Extracting substring from fasta file

0

Entering edit mode

6.9 years ago

Burgenix • 0

I have an excel sheet and I extract some values out of it with openpyxl. I want to use those two values, lets say start and end, as borders to extract a substring from a fasta file.

For example, if the value of start is 34 and the value of end is 4000(as read from two cells in excel - FILE A), I want to print the string of characters(letters)(from FILE B) into another file.(FILE C)

Any ideas?

python • 3.4k views

ADD COMMENT • link updated 6.9 years ago by st.ph.n ★ 2.7k • written 6.9 years ago by Burgenix • 0

2

Entering edit mode

and please, don't use excel.

ADD REPLY • link 6.9 years ago by Pierre Lindenbaum 161k

0

Entering edit mode

did you search this site for a similar question ?

ADD REPLY • link 6.9 years ago by Pierre Lindenbaum 161k

0

Entering edit mode

Are you asking someone to do it for you in python?

ADD REPLY • link 6.9 years ago by st.ph.n ★ 2.7k

score 2 · Answer 1 · 2017-06-06

You'll need samtools for this, not excel.

For example.

samtools faidx file.fasta name_of_seq:34-4000 > another_file.fasta

name_of_seq is the name of your sequence in the fasta file.

Try to figure out yourself first how to get your coordinates from file A, if it does not work show us what you have tried and some-one will help you further.

score 2 · Answer 2 · 2017-06-06

Suppose your excel file looks like this: (ideally just remove columns other than ids and start/end values - and save as text tab-delimited (my_coords.txt). As Pierre said, don't use excel)

id1    34    4000
id2    45    3156
id3    33    3764

And your fasta looks like this (if you have a multi-line fasta, linearize it):

>id1
sequence
>id2
sequence
>id3

#!/usr/bin/env python

with open('my_coords.txt', 'r') as f1:
    pos = {}
    for line in f1:
        pos[line.strip().split('\t')[0]] = (int(line.strip().split('\t')[1]), int(line.strip().split('\t')[2]))

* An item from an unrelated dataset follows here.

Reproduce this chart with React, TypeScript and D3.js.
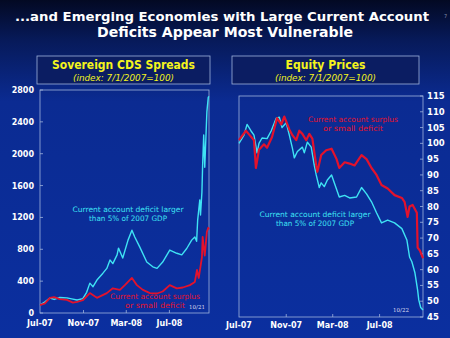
import React from 'react';
import * as d3 from 'd3';

// Sovereign CDS spreads (index: 7/1/2007=100)
const cdsDeficit: [string, number][] = [
  ['2007-07-01', 100], ['2007-07-15', 140], ['2007-07-29', 188], ['2007-08-10', 170],
  ['2007-08-26', 195], ['2007-09-15', 190], ['2007-10-02', 175], ['2007-10-14', 163],
  ['2007-10-30', 180], ['2007-11-10', 260], ['2007-11-19', 375], ['2007-11-28', 330],
  ['2007-12-09', 414], ['2007-12-26', 500], ['2008-01-06', 560], ['2008-01-15', 665],
  ['2008-01-23', 620], ['2008-02-04', 730], ['2008-02-08', 815], ['2008-02-20', 690],
  ['2008-03-06', 915], ['2008-03-17', 1040], ['2008-03-25', 955], ['2008-04-08', 830],
  ['2008-04-28', 640], ['2008-05-15', 580], ['2008-05-27', 560], ['2008-06-12', 640],
  ['2008-07-02', 790], ['2008-07-22', 750], ['2008-08-05', 730], ['2008-08-19', 810],
  ['2008-09-02', 915], ['2008-09-11', 955], ['2008-09-16', 900], ['2008-09-19', 1170],
  ['2008-09-25', 1420], ['2008-09-27', 1230], ['2008-10-01', 1520], ['2008-10-03', 1860],
  ['2008-10-06', 2235], ['2008-10-09', 1830], ['2008-10-15', 2525], ['2008-10-19', 2710],
  ['2008-10-21', 2720],
];
const cdsSurplus: [string, number][] = [
  ['2007-07-01', 100], ['2007-07-15', 120], ['2007-07-29', 190], ['2007-08-10', 200],
  ['2007-08-26', 175], ['2007-09-15', 165], ['2007-10-02', 130], ['2007-10-14', 140],
  ['2007-10-30', 160], ['2007-11-19', 250], ['2007-12-09', 190], ['2008-01-06', 250],
  ['2008-01-23', 310], ['2008-02-12', 290], ['2008-02-26', 350], ['2008-03-17', 440],
  ['2008-03-31', 350], ['2008-04-17', 290], ['2008-05-07', 250], ['2008-05-27', 245],
  ['2008-06-12', 270], ['2008-07-02', 350], ['2008-07-22', 310], ['2008-08-08', 320],
  ['2008-08-28', 350], ['2008-09-11', 390], ['2008-09-17', 540], ['2008-09-22', 440],
  ['2008-10-01', 700], ['2008-10-03', 955], ['2008-10-09', 720], ['2008-10-15', 1020],
  ['2008-10-19', 1070], ['2008-10-21', 1050],
];

// Equity prices (index: 7/1/2007=100)
const eqDeficit: [string, number][] = [
  ['2007-07-01', 100], ['2007-07-14', 102.6], ['2007-07-22', 106], ['2007-08-01', 104],
  ['2007-08-09', 102.6], ['2007-08-17', 97], ['2007-08-22', 100], ['2007-08-30', 101.7],
  ['2007-09-12', 101.5], ['2007-09-23', 104], ['2007-10-06', 108], ['2007-10-14', 108.3],
  ['2007-10-21', 105], ['2007-11-01', 106.5], ['2007-11-09', 102.6], ['2007-11-17', 98.5],
  ['2007-11-22', 95.4], ['2007-11-30', 97.4], ['2007-12-13', 98.8], ['2007-12-18', 97],
  ['2007-12-26', 100.4], ['2008-01-05', 98.8], ['2008-01-13', 93], ['2008-01-18', 90],
  ['2008-01-26', 86], ['2008-01-31', 87.5], ['2008-02-08', 86.3], ['2008-02-16', 88.4],
  ['2008-02-27', 90], ['2008-03-05', 87.5], ['2008-03-18', 83], ['2008-04-01', 83.5],
  ['2008-04-14', 82.7], ['2008-05-02', 83], ['2008-05-15', 86], ['2008-05-28', 84],
  ['2008-06-10', 81.5], ['2008-06-23', 78], ['2008-07-06', 74.8], ['2008-07-22', 75.7],
  ['2008-08-09', 74.8], ['2008-08-28', 73], ['2008-09-10', 69.4], ['2008-09-17', 64],
  ['2008-09-23', 62.5], ['2008-10-01', 59], ['2008-10-08', 53.5], ['2008-10-11', 50.4],
  ['2008-10-16', 48], ['2008-10-22', 47.2],
];
const eqSurplus: [string, number][] = [
  ['2007-07-01', 101], ['2007-07-19', 104], ['2007-07-26', 103], ['2007-08-09', 101],
  ['2007-08-14', 92.2], ['2007-08-22', 98], ['2007-09-04', 99.7], ['2007-09-12', 98.6],
  ['2007-09-25', 102], ['2007-10-08', 108], ['2007-10-19', 106], ['2007-10-27', 108.5],
  ['2007-11-09', 104.4], ['2007-11-17', 102.6], ['2007-11-27', 101], ['2007-12-05', 104],
  ['2007-12-13', 103], ['2007-12-23', 101], ['2007-12-31', 103], ['2008-01-08', 101.5],
  ['2008-01-18', 93], ['2008-01-21', 91], ['2008-01-31', 96.3], ['2008-02-13', 97.8],
  ['2008-02-27', 98.3], ['2008-03-11', 95], ['2008-03-18', 92.2], ['2008-04-01', 94],
  ['2008-04-14', 93.6], ['2008-04-27', 93], ['2008-05-15', 96.3], ['2008-05-28', 95],
  ['2008-06-10', 92.2], ['2008-06-23', 90], ['2008-07-06', 86.8], ['2008-07-22', 85.7],
  ['2008-08-09', 83.6], ['2008-08-28', 82.7], ['2008-09-04', 81.5], ['2008-09-12', 76.7],
  ['2008-09-17', 80], ['2008-09-25', 80.5], ['2008-10-06', 78], ['2008-10-08', 67],
  ['2008-10-14', 66], ['2008-10-22', 63.6],
];

const cdsTicks = [0, 400, 800, 1200, 1600, 2000, 2400, 2800];
const eqTicks = [45, 50, 55, 60, 65, 70, 75, 80, 85, 90, 95, 100, 105, 110, 115];
const monthTicks = ['2007-07-01', '2007-11-01', '2008-03-01', '2008-07-01'];
const monthLabels = ['Jul-07', 'Nov-07', 'Mar-08', 'Jul-08'];

const parse = d3.timeParse('%Y-%m-%d');
const CYAN = '#3fe3f4';
const RED = '#e3122c';
const BORDER = '#9fb2dc';
const YELLOW = '#f4f41c';
const font = 'DejaVu Sans, Verdana, sans-serif';

type Row = [string, number];

function Panel({ x0, x1, y0, y1, end, ticks, yDomain, axisRight, labelGap, deficit, surplus, children }: any) {
  const x = d3.scaleTime().domain([parse('2007-07-01')!, parse(end)!]).range([x0, x1]);
  const y = d3.scaleLinear().domain(yDomain).range([y1, y0]);
  const line = d3.line<Row>().x(d => x(parse(d[0])!)).y(d => y(d[1]));
  return (
    <g>
      <rect x={x0} y={y0} width={x1 - x0} height={y1 - y0} fill="none" stroke={BORDER} strokeWidth={0.8} />
      {ticks.map((t: number) => (
        <g key={t}>
          <line x1={axisRight ? x1 : x0} x2={axisRight ? x1 - 3 : x0 + 3} y1={y(t)} y2={y(t)} stroke={BORDER} strokeWidth={0.8} />
          <text x={axisRight ? x1 + 4 : x0 - 6} y={y(t) + 3} textAnchor={axisRight ? 'start' : 'end'}
            fill="#fff" fontSize={axisRight ? 8.5 : 8} fontWeight="bold" fontFamily={font}>{t}</text>
        </g>
      ))}
      {monthTicks.map((m, i) => (
        <g key={m}>
          {i > 0 && <line x1={x(parse(m)!)} x2={x(parse(m)!)} y1={y1} y2={y1 - 3} stroke={BORDER} strokeWidth={0.8} />}
          <text x={x(parse(m)!)} y={y1 + labelGap} textAnchor="middle" fill="#fff" fontSize={8} fontWeight="bold" fontFamily={font}>{monthLabels[i]}</text>
        </g>
      ))}
      <path d={line(deficit) || ''} fill="none" stroke={CYAN} strokeWidth={1.4} strokeLinejoin="round" />
      <path d={line(surplus) || ''} fill="none" stroke={RED} strokeWidth={axisRight ? 2.2 : 1.8} strokeLinejoin="round" />
      {children}
    </g>
  );
}

function Header({ x, w, title, titleLen }: { x: number; w: number; title: string; titleLen: number }) {
  const cx = x + w / 2;
  return (
    <g>
      <rect x={x} y={56} width={w} height={28} fill="#0b1d62" stroke={BORDER} strokeWidth={0.8} />
      <text x={cx} y={69} textAnchor="middle" fill={YELLOW} fontSize={12} fontWeight="bold" fontFamily={font}
        textLength={titleLen} lengthAdjust="spacingAndGlyphs">{title}</text>
      <text x={cx} y={80.5} textAnchor="middle" fill={YELLOW} fontSize={8} fontStyle="italic" fontFamily={font}
        textLength={101} lengthAdjust="spacingAndGlyphs">(index: 7/1/2007=100)</text>
    </g>
  );
}

function Note({ x, y, color, lines, len }: { x: number; y: number; color: string; lines: string[]; len: number[] }) {
  return (
    <g>
      {lines.map((l, i) => (
        <text key={i} x={x} y={y + i * 9} textAnchor="middle" fill={color} fontSize={7.5} fontFamily={font}
          textLength={len[i]} lengthAdjust="spacingAndGlyphs">{l}</text>
      ))}
    </g>
  );
}

export default function App() {
  const deficitLines = ['Current account deficit larger', 'than 5% of 2007 GDP'];
  const surplusLines = ['Current account surplus', 'or small deficit'];
  return (
    <svg width={450} height={338} style={{ position: 'absolute', left: 0, top: 0 }}>
      <defs>
        <linearGradient id="bg" x1="0" y1="0" x2="0" y2="1">
          <stop offset="0" stopColor="#030923" />
          <stop offset="0.12" stopColor="#071a5a" />
          <stop offset="0.3" stopColor="#0b2b92" />
          <stop offset="1" stopColor="#0b2f9f" />
        </linearGradient>
      </defs>
      <rect width={450} height={338} fill="url(#bg)" />
      <text x={222} y={21} textAnchor="middle" fill="#fff" fontSize={12.8} fontWeight="bold" fontFamily={font}
        textLength={414} lengthAdjust="spacingAndGlyphs">...and Emerging Economies with Large Current Account</text>
      <text x={225} y={37} textAnchor="middle" fill="#fff" fontSize={13.5} fontWeight="bold" fontFamily={font}
        textLength={256} lengthAdjust="spacingAndGlyphs">Deficits Appear Most Vulnerable</text>
      <text x={444} y={18} fill="#8a94b0" fontSize={5} fontFamily={font}>7</text>

      <Header x={37} w={173} title="Sovereign CDS Spreads" titleLen={143} />
      <Header x={232} w={187} title="Equity Prices" titleLen={80} />

      <Panel x0={40} x1={209} y0={90} y1={313} end="2008-10-21" ticks={cdsTicks} yDomain={[0, 2800]}
        axisRight={false} labelGap={13} deficit={cdsDeficit} surplus={cdsSurplus}>
        <Note x={128} y={212} color={CYAN} lines={deficitLines} len={[111, 78]} />
        <Note x={155} y={299} color={RED} lines={surplusLines} len={[90, 60]} />
        <text x={197} y={309} textAnchor="middle" fill="#dde" fontSize={5.5} fontFamily="DejaVu Serif, serif">10/21</text>
      </Panel>
      <Panel x0={239} x1={423} y0={96} y1={317} end="2008-10-22" ticks={eqTicks} yDomain={[45, 115]}
        axisRight={true} labelGap={11} deficit={eqDeficit} surplus={eqSurplus}>
        <Note x={353} y={122} color={RED} lines={surplusLines} len={[90, 60]} />
        <Note x={315} y={217} color={CYAN} lines={deficitLines} len={[111, 78]} />
        <text x={401} y={312} textAnchor="middle" fill="#dde" fontSize={5.5} fontFamily="DejaVu Serif, serif">10/22</text>
      </Panel>
    </svg>
  );
}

with open('my_fasta.fasta', 'r') as f2:
    seqs = {}
    for line in f2:
        if line.startswith('>'):
            seqs[line.strip().split('>')[1]] = next(f).strip()

with open('my_fasta_trimmed.fasta', 'w') as out:
    for i in seqs:
        out.write('>' + i, '\n', seqs[pos[i][0]:pos[i][1]])

Condensed, write directly to output:

#!/usr/bin/env python

with open('my_coords.txt', 'r') as f1:
    pos = {}
    for line in f1:
        pos[line.strip().split('\t')[0]] = (int(line.strip().split('\t')[1]), int(line.strip().split('\t')[2]))

with open('my_fasta.fasta', 'r') as f2:
    with open('my_fasta_trimmed.fasta', 'w') as out:
        for line in f2:
            if line.startswith('>'):
                out.write(line.strip(), '\n', next(f).strip()[pos[line.strip().split('>')[1]][0]:pos[line.stripI().split('>')[1]][1])